I was paying more attention to other stories about tyrants killing Jews this week, so I’m just catching up now to new stories. Folks, Spicer was not actually denying the Holocaust. Was that actually a mainstream claim?
Spicer is obviously a moron and a joke of press secretary, but he mostly was just a propagandist thinking in terms of a absurdly narrowly defined event of dropping chemical weapons on a residential area, and that’s true. Hitler did use them against Russian troops, and he obviously used them in the Holocaust, and then there’s the troubling way that Spicer so reflexively used the phrase “his own people” without thinking twice, but I don’t think Spicer ever thinks once about what he says, he just spouts talking points, spin, and lies, which is probably worse than a single independent racist thought emerging spontaneously.
However, I do think there are two other reasons that Spicer’s claim is deeply troubling.
First, Spicer’s comment reflects more than embarrassing ignorance. If you spend enough time around the Alt-Right, white nationalists, and anti-Semites, you get acculturated to Alt-Right thinking: the Alt-Right/white nationalists regularly seek to put Hitler in context and to question the conventional wisdom that Hitler is a different degree of evil, claiming that his actions were one of many wrongs in the 20th Century. The Alt-Right trolls on-line sometimes claim that Hitler’s actions are more comparable to other 20th C. mass killings like Stalin’s, Pol Pot’s, the Chinese Cultural Revolution, and North Korea’s. I have read some of the arguments they throw around on-line: “Hitler never used chemical weapons though they were available.” These Alt-Right sources are making a few points: that the Left/Communists are worse than conventional wisdom if you add up total numbers of deaths. But this “total number of deaths” goes hand-in-hand with Nazi sympathizers and Holocaust denier, who do explicitly revise downward the number of Jews murdered. So my sense is this: Spicer reads and talks to more Alt-Right nuts than he might care to admit, and his unthinking claims reflect how deeply that thinking has infected the Trump staff, even if they might not be conscious of that anti-Semitic thinking. And that’s a whole different kind of disturbing.

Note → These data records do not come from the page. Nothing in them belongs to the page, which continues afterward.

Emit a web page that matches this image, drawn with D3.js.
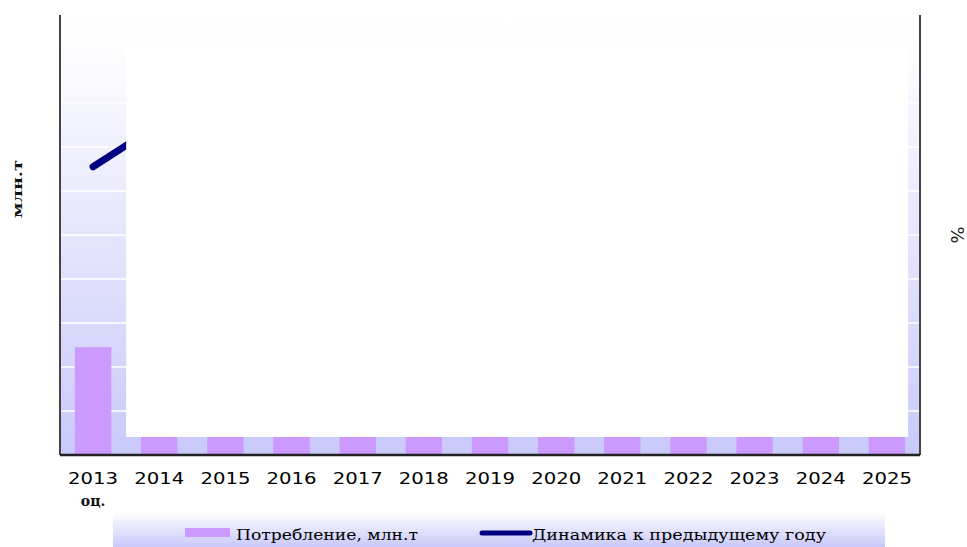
<!DOCTYPE html>
<html><head><meta charset="utf-8">
<script src="https://cdn.jsdelivr.net/npm/d3@7"></script>
<style>body{margin:0;background:#fff}svg{display:block}</style>
</head><body>
<svg id="c" width="967" height="547"></svg>
<script>
const categories = ["2013","2014","2015","2016","2017","2018","2019","2020","2021","2022","2023","2024","2025"];
const subLabels = ["оц.","","","","","","","","","","","",""];
const consumption = [2.45,0.41,0.41,0.41,0.41,0.41,0.41,0.41,0.41,0.41,0.41,0.41,0.41];
const dynamicsCats = ["2013","2014"];
const dynamics = [6.55,7.52];
const yTicks = [0,1,2,3,4,5,6,7,8,9,10];
const seriesNames = ["Потребление, млн.т","Динамика к предыдущему году"];

const svg = d3.select("#c");
const L = 60, R = 920, T = 15, B = 455;
const x = d3.scaleBand().domain(categories).range([L, R]).paddingInner(0).paddingOuter(0);
const step = x.step();
const y = d3.scaleLinear().domain([0, 10]).range([B, T]);
const y2 = d3.scaleLinear().domain([0, 10]).range([B, T]);

const defs = svg.append("defs");
const g1 = defs.append("linearGradient").attr("id","bg").attr("x1",0).attr("y1",0).attr("x2",0).attr("y2",1);
g1.append("stop").attr("offset","0%").attr("stop-color","#ffffff");
g1.append("stop").attr("offset","8%").attr("stop-color","#fdfdff");
g1.append("stop").attr("offset","100%").attr("stop-color","#c9c9fb");
const g2 = defs.append("linearGradient").attr("id","lg").attr("x1",0).attr("y1",0).attr("x2",0).attr("y2",1);
g2.append("stop").attr("offset","0%").attr("stop-color","#ffffff");
g2.append("stop").attr("offset","100%").attr("stop-color","#c8c8fa");

// plot background
svg.append("rect").attr("x",L).attr("y",T).attr("width",R-L).attr("height",B-T).attr("fill","url(#bg)");

// gridlines
svg.append("g").selectAll("line").data(yTicks.slice(1)).join("line")
  .attr("x1",L).attr("x2",R).attr("y1",d=>y(d)).attr("y2",d=>y(d))
  .attr("stroke","#ffffff").attr("stroke-width",1.6);

// bars
const bw = step*0.55;
svg.append("g").selectAll("rect").data(categories).join("rect")
  .attr("x",d=>x(d)+(step-bw)/2).attr("width",bw)
  .attr("y",(d,i)=>y(consumption[i])).attr("height",(d,i)=>B-y(consumption[i]))
  .attr("fill","#cc99ff");

// line
const line = d3.line().x(d=>x(d[0])+step/2).y(d=>y2(d[1]));
svg.append("path").datum(dynamicsCats.map((c,i)=>[c,dynamics[i]]))
  .attr("d",line).attr("fill","none").attr("stroke","#000080")
  .attr("stroke-width",7).attr("stroke-linecap","round");

// white overlay box (as in reference)
const wx0 = x("2014"), wx1 = x("2025")+step*0.82, wy0 = y(9.25), wy1 = y(consumption[1]);
svg.append("rect").attr("x",wx0).attr("y",wy0).attr("width",wx1-wx0).attr("height",wy1-wy0).attr("fill","#ffffff");

// axes lines
svg.append("line").attr("x1",L).attr("x2",L).attr("y1",T).attr("y2",B).attr("stroke","#444").attr("stroke-width",2);
svg.append("line").attr("x1",R).attr("x2",R).attr("y1",T).attr("y2",B).attr("stroke","#444").attr("stroke-width",2);

const xAxis = d3.axisBottom(x).tickSize(0).tickPadding(0);
const ax = svg.append("g").attr("transform",`translate(0,${B})`).call(xAxis);
ax.select(".domain").attr("stroke","#222").attr("stroke-width",2.5).attr("d",`M${L},0H${R}`);
ax.selectAll(".tick text").attr("y",29).attr("dy",0)
  .attr("font-family","DejaVu Sans").attr("font-size",16).attr("fill","#000")
  .attr("textLength",50).attr("lengthAdjust","spacingAndGlyphs");
ax.selectAll(".tick").append("text").text((d,i)=>subLabels[i])
  .attr("y",51).attr("text-anchor","middle").attr("fill","#111")
  .attr("font-family","DejaVu Serif").attr("font-weight","bold").attr("font-size",14);

// axis titles
svg.append("text").text("млн.т").attr("transform","translate(22,189) rotate(-90)")
  .attr("text-anchor","middle").attr("font-family","DejaVu Serif").attr("font-weight","bold")
  .attr("font-size",13).attr("fill","#111")
  .attr("textLength",58).attr("lengthAdjust","spacingAndGlyphs");
svg.append("text").text("%").attr("transform","translate(951,235) rotate(90)")
  .attr("text-anchor","middle").attr("font-family","DejaVu Sans").attr("font-size",18).attr("fill","#222");

// legend
svg.append("rect").attr("x",113).attr("y",512).attr("width",772).attr("height",35).attr("fill","url(#lg)");
const lg = svg.append("g");
lg.append("rect").attr("x",185).attr("y",528).attr("width",45).attr("height",9).attr("fill","#cc99ff");
lg.append("text").text(seriesNames[0]).attr("x",236).attr("y",540)
  .attr("font-family","DejaVu Serif").attr("font-size",15).attr("fill","#000")
  .attr("textLength",182).attr("lengthAdjust","spacingAndGlyphs");
lg.append("line").attr("x1",482).attr("x2",530).attr("y1",533).attr("y2",533)
  .attr("stroke","#000080").attr("stroke-width",5).attr("stroke-linecap","round");
lg.append("text").text(seriesNames[1]).attr("x",532).attr("y",540)
  .attr("font-family","DejaVu Serif").attr("font-size",15).attr("fill","#000")
  .attr("textLength",294).attr("lengthAdjust","spacingAndGlyphs");
</script>
</body></html>
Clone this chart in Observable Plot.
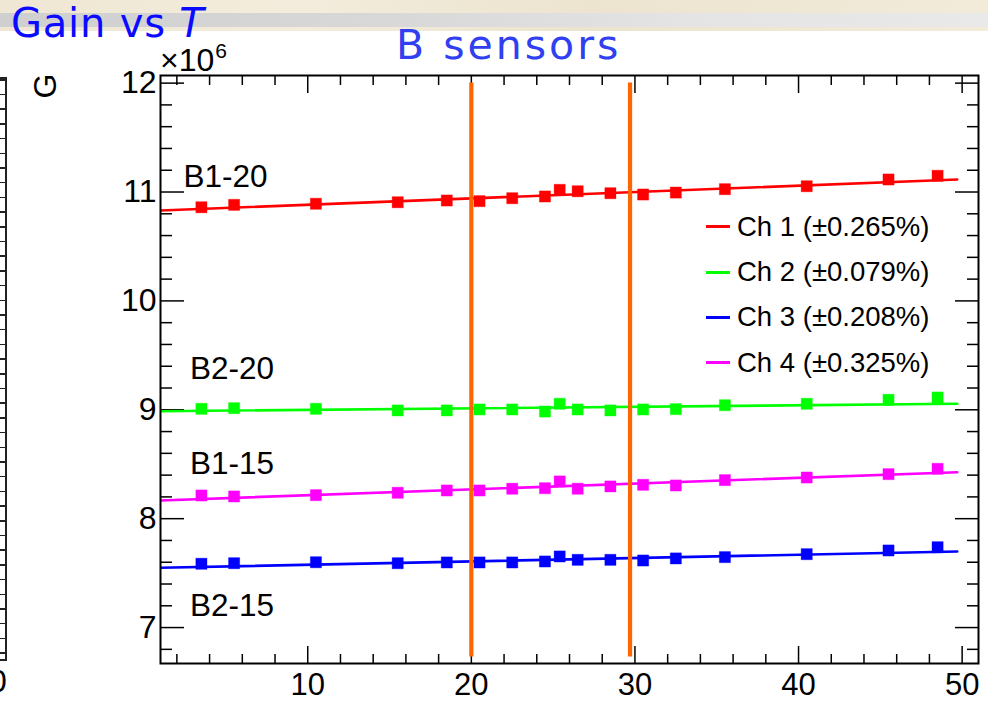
<!DOCTYPE html>
<html>
<head>
<meta charset="utf-8">
<script src="https://cdn.jsdelivr.net/npm/d3@7"></script>
<script src="https://cdn.jsdelivr.net/npm/@observablehq/plot@0.6"></script>
<style>
  html, body { margin: 0; padding: 0; background: #fff; width: 988px; height: 701px; overflow: hidden; }
  body { position: relative; font-family: "Liberation Sans", Arial, sans-serif; }
  #strip { position: absolute; left: 0; top: 0; width: 988px; height: 31px;
    background: linear-gradient(90deg, #efe7d3, #f3ecdc 30%, #ece4cf 60%, #f2ebda); }
  #band { position: absolute; left: 0; top: 13px; width: 988px; height: 14px;
    background: linear-gradient(90deg, #cfcfcf, #d8d8d8 40%, #e4e4e4 70%, #e9e9e9); }
  #chart { position: absolute; left: 0; top: 0; }
  .ttl { position: absolute; font-family: "DejaVu Sans", sans-serif; white-space: nowrap; line-height: 0.9; }
  #t1 { left: 11px; top: 5px; font-size: 40px; color: #0a0aff; letter-spacing: 0.8px; }
  #t2 { left: 396px; top: 27px; font-size: 41px; color: #3040f0; letter-spacing: 3px; }
  #mult { position: absolute; left: 160px; top: 46px; font-size: 32px; line-height: 0.9; color: #000; white-space: nowrap; }
  #mult sup { font-size: 21px; vertical-align: 0; position: relative; top: -13px; margin-left: 1px; }
  #gtitle { position: absolute; left: 32px; top: 70px; font-size: 32px; line-height: 1; color: #000;
    transform: rotate(-90deg); transform-origin: 50% 50%; width: 26px; text-align: center; }
  #leftframe { position: absolute; left: 0; top: 77px; width: 5px; height: 580px;
    border-right: 2px solid #222; border-top: 2px solid #222; border-bottom: 2px solid #222;
    background: repeating-linear-gradient(to bottom, #222 0px, #222 1.5px, transparent 1.5px, transparent 14.7px); }
  #leftzero { position: absolute; left: -11px; top: 665px; font-size: 32px; line-height: 1; color: #000; }
  #legend { position: absolute; left: 706px; top: 204px; font-size: 27.5px; color: #000; }
  #legend .row { height: 45.4px; display: flex; align-items: center; white-space: nowrap; }
  #legend .sw { width: 24px; height: 3px; margin-right: 7px; }
</style>
</head>
<body>
<div id="strip"></div>
<div id="band"></div>
<div id="leftframe"></div>
<div id="leftzero">0</div>
<div id="chart"></div>
<div class="ttl" id="t1">Gain vs <i>T</i></div>
<div class="ttl" id="t2">B sensors</div>
<div id="mult">×10<sup>6</sup></div>
<div id="gtitle">G</div>
<div id="legend"></div>
<script>
// ---- data ----
const temps = [3.5, 5.5, 10.5, 15.5, 18.5, 20.5, 22.5, 24.5, 25.4, 26.5, 28.5, 30.5, 32.5, 35.5, 40.5, 45.5, 48.5];
const ch1 = [10.860, 10.882, 10.892, 10.906, 10.922, 10.916, 10.943, 10.959, 11.020, 11.007, 10.989, 10.977, 10.995, 11.026, 11.053, 11.115, 11.149];
const ch2 = [9.009, 9.015, 9.009, 8.994, 8.994, 9.003, 9.003, 8.984, 9.055, 9.003, 8.994, 9.003, 9.006, 9.042, 9.055, 9.092, 9.113];
const ch3 = [7.586, 7.591, 7.600, 7.591, 7.598, 7.598, 7.598, 7.607, 7.653, 7.622, 7.622, 7.616, 7.635, 7.647, 7.674, 7.708, 7.738];
const ch4 = [8.213, 8.204, 8.216, 8.238, 8.259, 8.259, 8.275, 8.280, 8.342, 8.275, 8.296, 8.311, 8.305, 8.354, 8.378, 8.409, 8.458];

// linear fits (endpoints)
const fitT = [1, 49.7];
const fit1 = [10.830, 11.115];
const fit2 = [8.987, 9.055];
const fit3 = [7.549, 7.699];
const fit4 = [8.167, 8.427];

const seriesNames = ["Ch 1 (±0.265%)", "Ch 2 (±0.079%)", "Ch 3 (±0.208%)", "Ch 4 (±0.325%)"];
const seriesColors = ["#ff0000", "#00ff00", "#0000ff", "#ff00ff"];

const sensorLabels = ["B1-20", "B2-20", "B1-15", "B2-15"];
const sensorLabelT = [2.4, 2.8, 2.8, 2.8];
const sensorLabelG = [11.05, 9.287, 8.406, 7.103];

const cutT = [20, 29.7];
const cutSpan = [6.73, 12.0];

const xDomain = [1, 51];
const yDomain = [6.67, 12.07];
const xMajor = [10, 20, 30, 40, 50];
const xMinor = [2, 4, 6, 8, 12, 14, 16, 18, 22, 24, 26, 28, 32, 34, 36, 38, 42, 44, 46, 48];
const yMajor = [7, 8, 9, 10, 11, 12];
const yMinor = [6.8, 7.2, 7.4, 7.6, 7.8, 8.2, 8.4, 8.6, 8.8, 9.2, 9.4, 9.6, 9.8, 10.2, 10.4, 10.6, 10.8, 11.2, 11.4, 11.6, 11.8];

// ---- tables ----
const allSeries = [ch1, ch2, ch3, ch4];
const allFits = [fit1, fit2, fit3, fit4];
const pts = allSeries.flatMap((s, k) => temps.map((t, i) => ({t, g: s[i], k})));
const fits = allFits.flatMap((f, k) => fitT.map((t, i) => ({t, g: f[i], k})));
const labels = sensorLabels.map((name, i) => ({name, t: sensorLabelT[i], g: sensorLabelG[i]}));
const intFmt = d => String(d);

const tickOpts = {fill: "none", stroke: "#000", strokeWidth: 1.5, label: null};

const chart = Plot.plot({
  width: 988,
  height: 701,
  marginLeft: 160,
  marginRight: 10,
  marginTop: 75,
  marginBottom: 38,
  x: {domain: xDomain},
  y: {domain: yDomain},
  color: {domain: [0, 1, 2, 3], range: seriesColors, type: "ordinal"},
  style: {fontFamily: "'Liberation Sans', Arial, sans-serif", background: "transparent", color: "#000", overflow: "visible"},
  marks: [
    // inward ticks on all four sides
    Plot.axisX({anchor: "bottom", ticks: xMajor, tickSize: -17, ...tickOpts}),
    Plot.axisX({anchor: "bottom", ticks: xMinor, tickSize: -9, ...tickOpts}),
    Plot.axisX({anchor: "top", ticks: xMajor, tickSize: -17, ...tickOpts}),
    Plot.axisX({anchor: "top", ticks: xMinor, tickSize: -9, ...tickOpts}),
    Plot.axisY({anchor: "left", ticks: yMajor, tickSize: -24, ...tickOpts}),
    Plot.axisY({anchor: "left", ticks: yMinor, tickSize: -12, ...tickOpts}),
    Plot.axisY({anchor: "right", ticks: yMajor, tickSize: -24, ...tickOpts}),
    Plot.axisY({anchor: "right", ticks: yMinor, tickSize: -12, ...tickOpts}),
    // tick labels
    Plot.axisX({anchor: "bottom", ticks: xMajor, tickFormat: intFmt, tickSize: 0, tickPadding: 9, fontSize: 31, label: null, stroke: "none"}),
    Plot.axisY({anchor: "left", ticks: yMajor, tickFormat: intFmt, tickSize: 0, tickPadding: 4, fontSize: 32, label: null, stroke: "none"}),
    // fits and points
    Plot.line(fits, {x: "t", y: "g", z: "k", stroke: "k", strokeWidth: 2.6, clip: true}),
    Plot.dot(pts, {x: "t", y: "g", fill: "k", symbol: "square", r: 6.3, stroke: "k", strokeOpacity: 0.35, strokeWidth: 1}),
    // sensor labels
    Plot.text(labels, {x: "t", y: "g", text: "name", textAnchor: "start", lineAnchor: "bottom", fontSize: 31.5, fill: "#000"}),
    // temperature cuts
    Plot.ruleX(cutT, {y1: cutSpan[0], y2: cutSpan[1], stroke: "#ff6600", strokeWidth: 4.2}),
    Plot.frame({stroke: "#000", strokeWidth: 2})
  ]
});
document.getElementById("chart").appendChild(chart);

// legend
const legend = document.getElementById("legend");
seriesNames.forEach((name, i) => {
  const row = document.createElement("div");
  row.className = "row";
  const sw = document.createElement("span");
  sw.className = "sw";
  sw.style.background = seriesColors[i];
  const tx = document.createElement("span");
  tx.textContent = name;
  row.appendChild(sw);
  row.appendChild(tx);
  legend.appendChild(row);
});
</script>
</body>
</html>
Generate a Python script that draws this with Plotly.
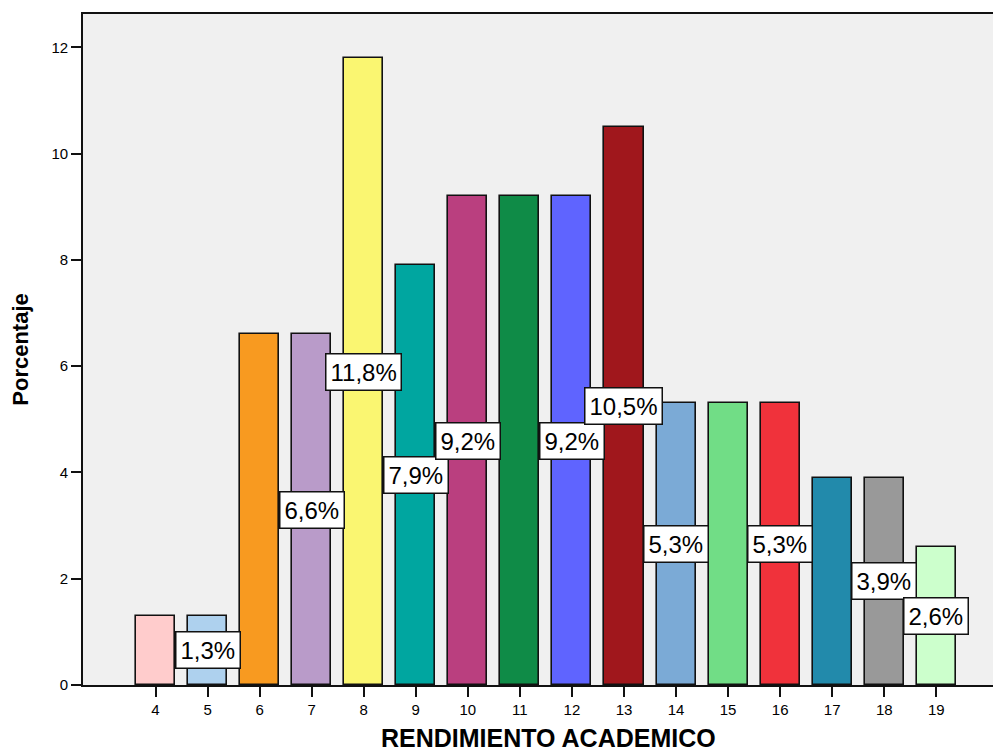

Second, this is how Americans get themselves locked into dumb foreign policy. Members of the George H.W. Bush administration compared Saddam Hussein to Hitler often in 1990-91, and those exaggerations were part of the drive to war and also fed the outrage on the right when Bush didn’t “finish the job.” I think George W. Bush’s motivations to go after Saddam, beyond the assassination plot against his father, were shaped by the exaggerated campaign against Saddam. Don’t get me wrong, Saddam was a very very bad guy. But comparing your enemies to Hitler tends to foreshadow badly planned wars that don’t go well.